In traditional pasta salad, vegetables are usually an afterthought.  You might add a little red pepper for color, or throw in some diced tomatoes or olives to add some bulk.  But in this recipe adapted from Budget Bytes, the vegetables are really the star of the show.  I used broccoli, yellow squash, zucchini, and carrots but the possibilities are endless.  I wanted the broccoli, squash, and zucchini to be just slightly cooked, but you can leave them raw if you prefer a little more crunch.

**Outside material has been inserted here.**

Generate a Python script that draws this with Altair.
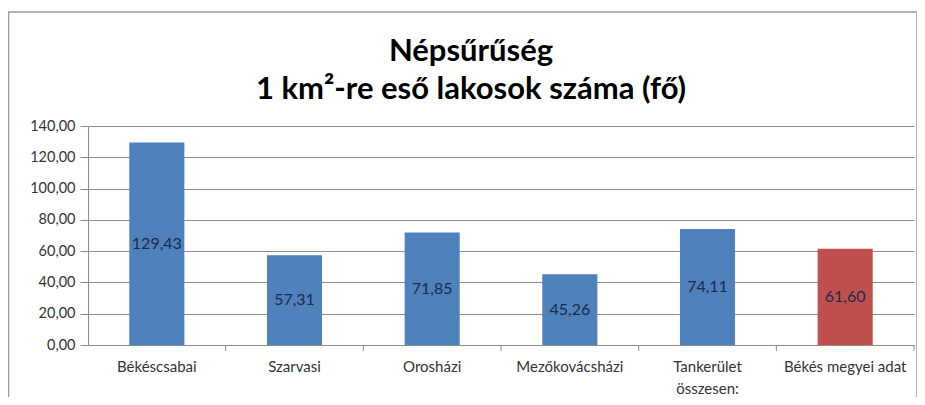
import altair as alt
import pandas as pd

categories = ["Békéscsabai", "Szarvasi", "Orosházi", "Mezőkovácsházi",
              "Tankerület összesen:", "Békés megyei adat"]
values = [129.43, 57.31, 71.85, 45.26, 74.11, 61.60]
colors = ["#4F81BD", "#4F81BD", "#4F81BD", "#4F81BD", "#4F81BD", "#C0504D"]
y_ticks = [0, 20, 40, 60, 80, 100, 120, 140]

df = pd.DataFrame({"cat": categories, "val": values, "col": colors})
df["half"] = df["val"] / 2
df["lbl"] = [f"{v:.2f}".replace(".", ",") for v in values]

FONT = "Lato"
W, H = 826, 219
STEP = W / 6.0
HALF_GAP = STEP * 0.3

xaxis = alt.Axis(labelAngle=0, ticks=False, domain=True, domainColor="#8c8c8c",
                 labelFont=FONT, labelFontSize=15, labelColor="#333333",
                 labelPadding=14, labelLineHeight=22, title=None,
                 labelExpr="datum.value == 'Tankerület összesen:' ? ['Tankerület', 'összesen:'] : datum.value")
yaxis = alt.Axis(values=y_ticks, grid=True, gridColor="#8c8c8c", gridWidth=1,
                 domainColor="#8c8c8c", tickColor="#8c8c8c", tickSize=8,
                 labelOverlap=False, title=None,
                 labelFont=FONT, labelFontSize=14.5, labelColor="#333333",
                 labelPadding=5,
                 labelExpr="replace(format(datum.value, '.2f'), '.', ',')")

xscale = alt.Scale(domain=categories, paddingInner=0.6, paddingOuter=0.3)
yscale = alt.Scale(domain=[0, 140], nice=False)

bars = alt.Chart(df).mark_bar().encode(
    x=alt.X("cat:N", sort=categories, scale=xscale, axis=xaxis),
    y=alt.Y("val:Q", scale=yscale, axis=yaxis),
    color=alt.Color("col:N", scale=None),
)

text = alt.Chart(df).mark_text(font=FONT, fontSize=16, color="#1b2a4a").encode(
    x=alt.X("cat:N", sort=categories, scale=xscale, axis=xaxis),
    y=alt.Y("half:Q", scale=yscale, axis=yaxis),
    text="lbl:N",
)

xticks = alt.Chart(df).mark_rule(color="#8c8c8c", strokeWidth=1, xOffset=HALF_GAP).encode(
    x=alt.X("cat:N", sort=categories, bandPosition=1, scale=xscale, axis=xaxis),
    y=alt.value(H),
    y2=alt.value(H + 6),
)

frame = alt.Chart(df.head(1)).mark_rect(fill=None, stroke="#9a9a9a", strokeWidth=1.5).encode(
    x=alt.value(-79.5),
    x2=alt.value(W + 3),
    y=alt.value(-114),
    y2=alt.value(400),
)

chart = alt.layer(frame, bars, text, xticks).properties(
    width=W, height=H,
    title=alt.TitleParams(["Népsűrűség", "1 km²-re eső lakosok száma (fő)"],
                          font=FONT, fontSize=31, fontWeight="bold", color="#000000",
                          anchor="middle", frame="group", dx=-30, offset=-95,
                          lineHeight=38),
    autosize=alt.AutoSizeParams(type="none"),
    padding={"left": 80, "top": 118, "right": 3, "bottom": 52},
).configure_view(stroke=None)

chart.save("out.html", embed_options={"renderer": "svg", "actions": False})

The pasta, vegetables, and beans are tossed in a creamy Ranch-style dressing.  The original recipe suggests buying buttermilk, rather than making it using a splash of vinegar.  I agree that store bought buttermilk has a much thicker consistency which would make the dressing richer, but I didn’t have any on hand so I made my own with non-fat milk.  The original recipe also included fresh parsley, and I think any freshly chopped herbs would brighten up this salad, so next time I’ll try that as well.  Still, this recipe made a large bowl which I enjoyed for several meals.

 

 

Vegetable Pasta Salad

3 c. dry whole wheat rotini
3-4 c. broccoli florets
1 yellow squash, quartered lengthwise and sliced thinly
1 zucchini, quartered lengthwise and sliced thinly
2 c. shredded carrots
1 (15 oz.) can kidney beans, rinsed and drained
1/2 c. buttermilk
3/4 c. light mayonnaise
2 T Dijon mustard
1/2 t garlic powder
1/2 t celery salt
1/2 t. black pepper

Add whole wheat pasta to boiling water, and cook for 5 minutes.  Add broccoli, and cook for 2 more minutes.  Add yellow squash and zucchini to the pot, and cook for 1 minute more.  Drain the pasta and vegetables and rinse in cool water.  Allow to drain for a few minutes.

In a large bowl, mix pasta, vegetables, shredded carrots, and beans.  In a small bowl, mix buttermilk, mayonnaise, mustard and spices.  Toss dressing with salad.  Allow to chill before serving.